Dataset section:
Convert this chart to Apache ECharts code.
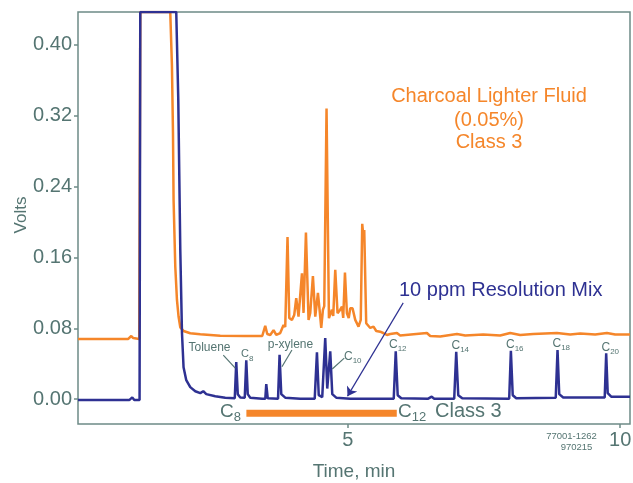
<!DOCTYPE html>
<html>
<head>
<meta charset="utf-8">
<script src="https://cdn.jsdelivr.net/npm/echarts@6/dist/echarts.min.js"></script>
<style>
html,body{margin:0;padding:0;background:#fff;}
#chart{width:633px;height:483px;}
</style>
</head>
<body>
<div id="chart"></div>
<script>
// ---- data (time in min, signal in volts) ----
const yTickValues = [0, 0.08, 0.16, 0.24, 0.32, 0.40];
const xTickValues = [5, 10];

// 10 ppm Resolution Mix trace
const resolutionMix = [
  [0.05,-0.001],[0.99,-0.001],[1.046,0.002],[1.083,-0.001],[1.18,-0.001],[1.193,0.437],[1.853,0.437],
  [1.89,0.339],[1.927,0.169],[1.958,0.075],[1.987,0.036],[2.037,0.0215],[2.11,0.0136],[2.202,0.009],
  [2.294,0.0068],[2.349,0.009],[2.404,0.0057],[2.569,0.0034],[2.752,0.0017],[2.927,0.001],
  [2.954,0.042],[2.982,0.0057],[3.028,0.002],[3.11,0.0017],[3.138,0.044],[3.165,0.0057],[3.211,0.0017],
  [3.431,0.0006],[3.487,0.0006],[3.505,0.017],[3.532,0.001],[3.721,0.0006],[3.749,0.050],[3.78,0.0057],
  [3.853,0.0017],[4.128,0.0006],[4.394,0.0006],[4.435,0.053],[4.468,0.0045],[4.532,0.0023],[4.56,0.0023],
  [4.587,0.069],[4.624,0.012],[4.651,0.012],[4.679,0.054],[4.716,0.0057],[4.789,0.0017],[5.046,0.0006],
  [5.844,0.0006],[5.881,0.054],[5.917,0.0045],[5.982,0.001],[6.477,0.0006],[6.541,0.0028],[6.587,0.0006],
  [6.954,0.0006],[6.991,0.0536],[7.028,0.0045],[7.101,0.001],[7.963,0.0006],[7.994,0.0547],[8.028,0.0045],
  [8.092,0.001],[8.817,0.0017],[8.85,0.0555],[8.881,0.0057],[8.954,0.002],[9.716,0.002],[9.743,0.0518],
  [9.771,0.0068],[9.835,0.0028],[10.18,0.0028]
];

// Charcoal Lighter Fluid (0.05%) trace
const lighterFluid = [
  [0.05,0.068],[0.972,0.068],[1.028,0.0713],[1.064,0.069],[1.174,0.068],[1.193,0.437],[1.743,0.437],
  [1.774,0.376],[1.793,0.301],[1.804,0.225],[1.835,0.150],[1.866,0.112],[1.896,0.093],[1.927,0.081],
  [1.987,0.077],[2.11,0.0744],[2.294,0.0733],[2.661,0.0717],[3.119,0.0713],[3.431,0.0713],
  [3.486,0.0827],[3.523,0.0736],[3.578,0.0725],[3.639,0.078],[3.688,0.0725],[3.761,0.0747],
  [3.822,0.0838],[3.853,0.0815],[3.895,0.183],[3.927,0.0917],[3.976,0.0895],[4.018,0.095],
  [4.055,0.114],[4.097,0.0932],[4.160,0.142],[4.189,0.0974],[4.233,0.188],[4.281,0.0895],
  [4.312,0.0974],[4.361,0.139],[4.404,0.0932],[4.453,0.120],[4.483,0.101],[4.514,0.0804],
  [4.545,0.101],[4.569,0.105],[4.611,0.328],[4.655,0.0914],[4.710,0.101],[4.734,0.094],
  [4.771,0.146],[4.813,0.097],[4.862,0.101],[4.894,0.1045],[4.917,0.0917],[4.949,0.143],
  [4.985,0.097],[5.018,0.0917],[5.046,0.1027],[5.088,0.1027],[5.138,0.0895],[5.198,0.0819],
  [5.239,0.0895],[5.266,0.198],[5.284,0.186],[5.303,0.191],[5.339,0.0857],[5.413,0.0804],
  [5.473,0.0819],[5.523,0.077],[5.596,0.0762],[5.651,0.0747],[5.719,0.0725],[5.78,0.0736],
  [5.903,0.0747],[5.963,0.0719],[6.453,0.0747],[6.514,0.0713],[6.697,0.0708],[7.004,0.0736],
  [7.156,0.0719],[7.486,0.073],[7.798,0.0719],[7.982,0.0747],[8.165,0.0725],[8.404,0.0736],
  [8.839,0.0747],[9.083,0.073],[9.266,0.0742],[9.541,0.073],[9.756,0.0747],[9.908,0.073],[10.18,0.073]
];

// C8 - C12 range bar
const classRange = [[3.14,-0.0158],[5.9,-0.0158]];
// arrow from "10 ppm Resolution Mix" to baseline
const arrowLine = [[6.018,0.1087],[4.996,0.0034]];
// leader lines for peak names
const leaderLines = [
  [[2.716,0.0498],[2.936,0.0351]],
  [[3.976,0.0555],[3.793,0.0366]],
  [[4.936,0.0464],[4.716,0.034]]
];

const ORANGE = '#F5862A';
const NAVY = '#2E3192';
const GREY = '#557572';
const FRAME = '#6E8B87';
const FONT = '"Liberation Sans", Arial, sans-serif';

const chart = echarts.init(document.getElementById('chart'), null, {renderer:'canvas'});

function txt(x, y, text, size, color, align) {
  return {type:'text', x:x, y:y, silent:true, z:100,
    style:{text:text, fill:color, font: size + 'px ' + FONT, align: align || 'left', verticalAlign:'middle'}};
}
function sub(x, y, c, s, cs, ss, dy) {
  return [txt(x, y, c, cs, GREY), txt(x + cs*0.72, y + dy, s, ss, GREY)];
}

const graphics = [
  txt(489, 96, 'Charcoal Lighter Fluid', 20, ORANGE, 'center'),
  txt(489, 120, '(0.05%)', 20, ORANGE, 'center'),
  txt(489, 142, 'Class 3', 20, ORANGE, 'center'),
  txt(399, 290, '10 ppm Resolution Mix', 20, NAVY, 'left'),
  txt(209.5, 348, 'Toluene', 12, GREY, 'center'),
  txt(290.5, 344.5, 'p-xylene', 12, GREY, 'center'),
  ...sub(241, 354, 'C', '8', 11, 8, 4.5),
  ...sub(344, 356.5, 'C', '10', 12, 8, 4),
  ...sub(389, 345, 'C', '12', 12, 8, 4),
  ...sub(451.5, 346, 'C', '14', 12, 8, 4),
  ...sub(506, 345, 'C', '16', 12, 8, 4),
  ...sub(552.5, 344, 'C', '18', 12, 8, 4),
  ...sub(601.5, 348, 'C', '20', 12, 8, 4),
  ...sub(220, 411.5, 'C', '8', 19, 13, 6),
  ...sub(398, 411.5, 'C', '12', 19, 13, 6),
  txt(435, 411.5, 'Class 3', 20, GREY, 'left'),
  txt(571.5, 436.5, '77001-1262', 9.5, GREY, 'center'),
  txt(576.5, 447, '970215', 9.5, GREY, 'center'),
  {type:'text', x:21, y:215, rotation:Math.PI/2, silent:true,
    style:{text:'Volts', fill:GREY, font:'17px ' + FONT, align:'center', verticalAlign:'middle'}}
];

const option = {
  animation:false,
  backgroundColor:'#fff',
  grid:{left:78, right:3, top:12, bottom:59, outerBoundsMode:'none', containLabel:false,
        show:true, borderColor:FRAME, borderWidth:1.5, backgroundColor:'transparent'},
  xAxis:{
    type:'value', min:0.05, max:10.18, position:'bottom',
    name:'Time, min', nameLocation:'middle', nameGap:38,
    nameTextStyle:{color:GREY, fontSize:19, fontFamily:FONT},
    axisLine:{show:false, onZero:false},
    axisTick:{show:true, customValues:xTickValues, length:4, inside:false, lineStyle:{color:FRAME, width:1.5}},
    axisLabel:{customValues:xTickValues, color:GREY, fontSize:20, fontFamily:FONT, margin:6, formatter:v=>String(v)},
    splitLine:{show:false}
  },
  yAxis:{
    type:'value', min:-0.028, max:0.437, position:'left',
    axisLine:{show:false, onZero:false},
    axisTick:{show:true, customValues:yTickValues, length:4, lineStyle:{color:FRAME, width:1.5}},
    axisLabel:{customValues:yTickValues, color:GREY, fontSize:20, fontFamily:FONT, margin:6, formatter:v=>v.toFixed(2)},
    splitLine:{show:false}
  },
  series:[
    {type:'line', data:lighterFluid, symbol:'none', lineStyle:{color:ORANGE, width:2.5}, z:2},
    {type:'line', data:resolutionMix, symbol:'none', lineStyle:{color:NAVY, width:2.5}, z:3},
    {type:'line', data:classRange, symbol:'none', lineStyle:{color:ORANGE, width:7, cap:'butt'}, z:4},
    {type:'lines', coordinateSystem:'cartesian2d', z:5,
      data:[{coords:arrowLine}], symbol:['none','arrow'], symbolSize:9,
      lineStyle:{color:NAVY, width:1.2, opacity:1}},
    {type:'lines', coordinateSystem:'cartesian2d', z:5,
      data:leaderLines.map(c=>({coords:c})), symbol:'none',
      lineStyle:{color:GREY, width:1.2, opacity:1}}
  ],
  graphic:graphics
};
chart.setOption(option);
</script>
</body>
</html>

What this task involves: Quote, exactly and only, the lines from the first line of the data above through the line containing "const xTickValues = [5, 10];". The pictures do not belong in it.

The result:
Convert this chart to Apache ECharts code.
<!DOCTYPE html>
<html>
<head>
<meta charset="utf-8">
<script src="https://cdn.jsdelivr.net/npm/echarts@6/dist/echarts.min.js"></script>
<style>
html,body{margin:0;padding:0;background:#fff;}
#chart{width:633px;height:483px;}
</style>
</head>
<body>
<div id="chart"></div>
<script>
// ---- data (time in min, signal in volts) ----
const yTickValues = [0, 0.08, 0.16, 0.24, 0.32, 0.40];
const xTickValues = [5, 10];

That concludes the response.